**Stated task**
With the pictures left out, copy the listing below exactly.

**Given data**

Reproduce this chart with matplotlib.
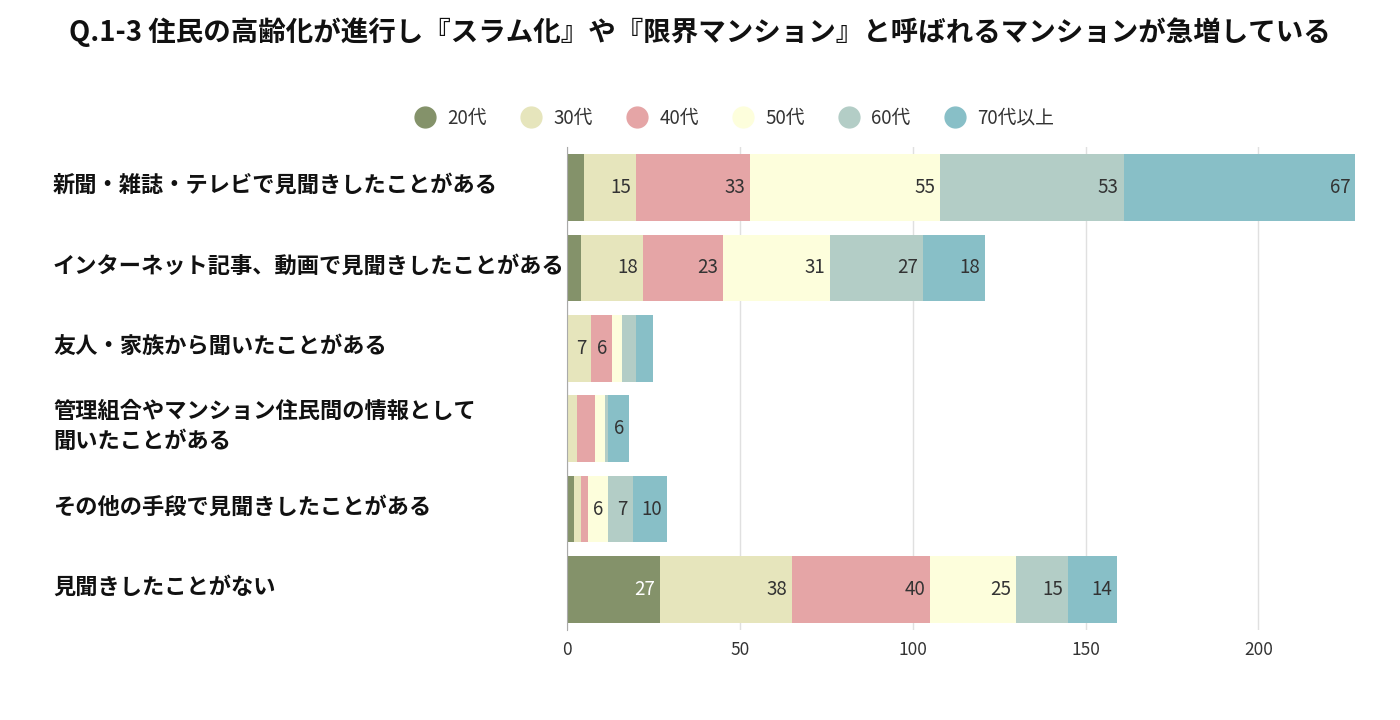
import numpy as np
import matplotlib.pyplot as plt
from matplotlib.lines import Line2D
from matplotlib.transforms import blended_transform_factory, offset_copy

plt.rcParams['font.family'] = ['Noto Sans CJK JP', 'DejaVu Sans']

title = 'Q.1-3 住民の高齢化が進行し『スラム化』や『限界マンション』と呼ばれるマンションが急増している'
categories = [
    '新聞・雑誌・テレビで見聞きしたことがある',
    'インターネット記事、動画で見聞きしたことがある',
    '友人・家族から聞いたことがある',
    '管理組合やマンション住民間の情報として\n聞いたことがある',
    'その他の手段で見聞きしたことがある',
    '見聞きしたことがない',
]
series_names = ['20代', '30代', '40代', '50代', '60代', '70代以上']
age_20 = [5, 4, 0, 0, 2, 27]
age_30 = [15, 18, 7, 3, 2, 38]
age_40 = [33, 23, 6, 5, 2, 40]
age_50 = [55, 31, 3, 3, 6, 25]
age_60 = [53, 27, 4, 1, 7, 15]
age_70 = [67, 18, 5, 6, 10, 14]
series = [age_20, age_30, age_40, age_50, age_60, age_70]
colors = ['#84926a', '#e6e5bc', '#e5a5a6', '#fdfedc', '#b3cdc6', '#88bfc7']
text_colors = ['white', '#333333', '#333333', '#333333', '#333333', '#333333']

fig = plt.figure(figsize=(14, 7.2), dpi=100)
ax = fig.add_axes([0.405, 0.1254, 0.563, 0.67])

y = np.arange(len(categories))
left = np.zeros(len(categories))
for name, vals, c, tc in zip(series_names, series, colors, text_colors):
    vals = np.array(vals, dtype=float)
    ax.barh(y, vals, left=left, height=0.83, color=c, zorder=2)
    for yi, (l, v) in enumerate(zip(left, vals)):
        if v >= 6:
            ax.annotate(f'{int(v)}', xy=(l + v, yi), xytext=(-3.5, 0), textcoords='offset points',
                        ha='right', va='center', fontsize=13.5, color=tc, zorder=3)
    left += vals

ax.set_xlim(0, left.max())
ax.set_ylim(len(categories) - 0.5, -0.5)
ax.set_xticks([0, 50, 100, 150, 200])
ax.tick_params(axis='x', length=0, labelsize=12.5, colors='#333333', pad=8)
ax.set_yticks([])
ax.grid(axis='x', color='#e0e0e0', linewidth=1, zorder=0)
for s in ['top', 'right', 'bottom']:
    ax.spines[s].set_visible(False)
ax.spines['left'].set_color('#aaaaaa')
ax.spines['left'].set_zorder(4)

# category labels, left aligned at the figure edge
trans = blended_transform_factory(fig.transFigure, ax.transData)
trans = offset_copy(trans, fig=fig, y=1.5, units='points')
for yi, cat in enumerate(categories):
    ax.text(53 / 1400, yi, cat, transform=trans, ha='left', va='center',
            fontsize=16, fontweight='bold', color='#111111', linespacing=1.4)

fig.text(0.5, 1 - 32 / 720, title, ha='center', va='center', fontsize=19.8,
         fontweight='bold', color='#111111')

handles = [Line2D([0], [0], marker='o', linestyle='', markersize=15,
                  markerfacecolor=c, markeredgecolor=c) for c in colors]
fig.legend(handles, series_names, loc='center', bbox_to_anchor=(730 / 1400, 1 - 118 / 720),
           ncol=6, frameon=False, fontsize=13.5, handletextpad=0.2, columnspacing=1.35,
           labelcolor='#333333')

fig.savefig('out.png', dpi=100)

**Correct output**
Reproduce this chart with matplotlib.
import numpy as np
import matplotlib.pyplot as plt
from matplotlib.lines import Line2D
from matplotlib.transforms import blended_transform_factory, offset_copy

plt.rcParams['font.family'] = ['Noto Sans CJK JP', 'DejaVu Sans']

title = 'Q.1-3 住民の高齢化が進行し『スラム化』や『限界マンション』と呼ばれるマンションが急増している'
categories = [
    '新聞・雑誌・テレビで見聞きしたことがある',
    'インターネット記事、動画で見聞きしたことがある',
    '友人・家族から聞いたことがある',
    '管理組合やマンション住民間の情報として\n聞いたことがある',
    'その他の手段で見聞きしたことがある',
    '見聞きしたことがない',
]
series_names = ['20代', '30代', '40代', '50代', '60代', '70代以上']
age_20 = [5, 4, 0, 0, 2, 27]
age_30 = [15, 18, 7, 3, 2, 38]
age_40 = [33, 23, 6, 5, 2, 40]
age_50 = [55, 31, 3, 3, 6, 25]
age_60 = [53, 27, 4, 1, 7, 15]
age_70 = [67, 18, 5, 6, 10, 14]
series = [age_20, age_30, age_40, age_50, age_60, age_70]
colors = ['#84926a', '#e6e5bc', '#e5a5a6', '#fdfedc', '#b3cdc6', '#88bfc7']
text_colors = ['white', '#333333', '#333333', '#333333', '#333333', '#333333']

fig = plt.figure(figsize=(14, 7.2), dpi=100)
ax = fig.add_axes([0.405, 0.1254, 0.563, 0.67])

y = np.arange(len(categories))
left = np.zeros(len(categories))
for name, vals, c, tc in zip(series_names, series, colors, text_colors):
    vals = np.array(vals, dtype=float)
    ax.barh(y, vals, left=left, height=0.83, color=c, zorder=2)
    for yi, (l, v) in enumerate(zip(left, vals)):
        if v >= 6:
            ax.annotate(f'{int(v)}', xy=(l + v, yi), xytext=(-3.5, 0), textcoords='offset points',
                        ha='right', va='center', fontsize=13.5, color=tc, zorder=3)
    left += vals

ax.set_xlim(0, left.max())
ax.set_ylim(len(categories) - 0.5, -0.5)
ax.set_xticks([0, 50, 100, 150, 200])
ax.tick_params(axis='x', length=0, labelsize=12.5, colors='#333333', pad=8)
ax.set_yticks([])
ax.grid(axis='x', color='#e0e0e0', linewidth=1, zorder=0)
for s in ['top', 'right', 'bottom']:
    ax.spines[s].set_visible(False)
ax.spines['left'].set_color('#aaaaaa')
ax.spines['left'].set_zorder(4)

# category labels, left aligned at the figure edge
trans = blended_transform_factory(fig.transFigure, ax.transData)
trans = offset_copy(trans, fig=fig, y=1.5, units='points')
for yi, cat in enumerate(categories):
    ax.text(53 / 1400, yi, cat, transform=trans, ha='left', va='center',
            fontsize=16, fontweight='bold', color='#111111', linespacing=1.4)

fig.text(0.5, 1 - 32 / 720, title, ha='center', va='center', fontsize=19.8,
         fontweight='bold', color='#111111')

handles = [Line2D([0], [0], marker='o', linestyle='', markersize=15,
                  markerfacecolor=c, markeredgecolor=c) for c in colors]
fig.legend(handles, series_names, loc='center', bbox_to_anchor=(730 / 1400, 1 - 118 / 720),
           ncol=6, frameon=False, fontsize=13.5, handletextpad=0.2, columnspacing=1.35,
           labelcolor='#333333')

fig.savefig('out.png', dpi=100)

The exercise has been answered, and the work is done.